Ciphertext:              LG OX MV YH IM IS YS SQ WM ZX
Decoded with ??? = FHM:  WE LC OF SK LW LT TP PH OW SU
Decoded with ??? = PST:  WE LC YN MF AI LR HK QB IZ HU
Decoded with ??? = TYZ:  WE LC PN EL AI WM BH FB IS LD


You could try a few more choices, but what should be apparent here is that decoding the first two letter pairs clearly isn't affected by the missing key letters, and thus, that the plaintext begins with the letters WELC. Now, there aren't a lot of English words that begin with those letters — in fact, I can only think of a single really likely one.

Assuming that the plaintext begins with "Welcome", you can now rule out any choices of missing letters that would result in MV decrypting to anything other than OM. Even if that's not enough to solve the problem completely, you should at least be able to lock in some more plaintext letters, and so hopefully guess more words in the plaintext, and so get more known plaintext letter pairs, and so on.

In fact, if you consider the way the Playfair cipher works, knowing that OM encrypts to MV would immediately tell you something useful: namely, that the letters V, M and O must all appear in the same row or in the same column, and that they must be adjacent and in that specific order. In this case, looking at the key matrix:

? E N V G
Q ? R K B
D X A C U
? L I O W
? ? ? ? ?


this tells you that, for this plaintext / ciphertext pair to be correct, M would have to appear in the fourth column of the last row, below O and above V. (Remember that the rows and the columns wrap around.)

Unfortunately, using the standard Playfair key matrix setup, where any letters left over from the key are simply appended in alphabetical order, there is no way to get M in that position simply by filling in the ? marks in the key! So either:

1. my guess that the first plaintext word should be "welcome" is wrong,
2. the ciphertext contains an error (always possible, although hopefully rare in well designed crypto puzzles),
3. the key is actually longer than what we're given, and we're supposed to arbitrarily assign the remaining five letters for the last row too, or
4. there's something else funny going on, and this isn't a standard Playfair cipher after all.
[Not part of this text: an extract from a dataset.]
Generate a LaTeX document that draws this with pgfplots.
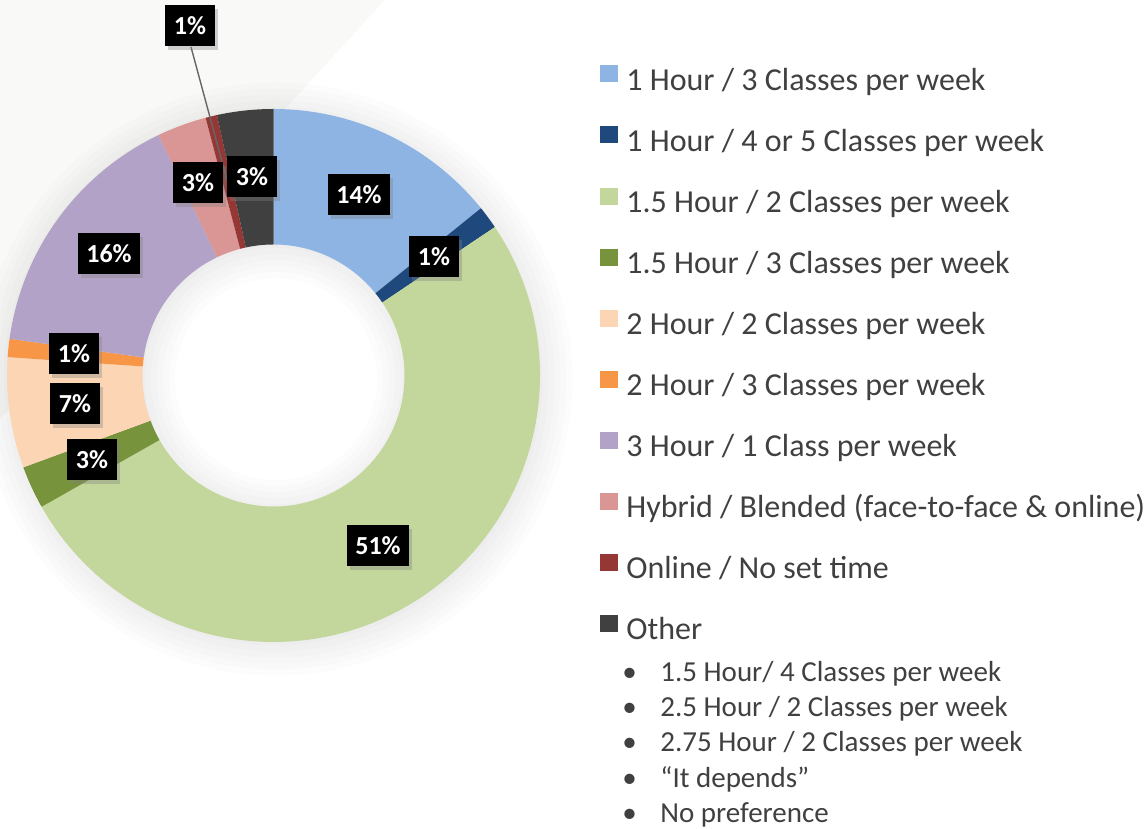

If we assume #3 above, and start shuffling the letters in the last row, it is in fact possible to get a plaintext that begins with "welcome to" and where the rest looks at least vaguely like English (although not obviously enough so for me to declare it as clearly the correct solution without knowing where the puzzle came from and what other clues might be available). So, alas, I have not been able to definitively confirm that these steps will yields a correct solution to your puzzle. But at least they do illustrate the general method by which such problems can be attacked.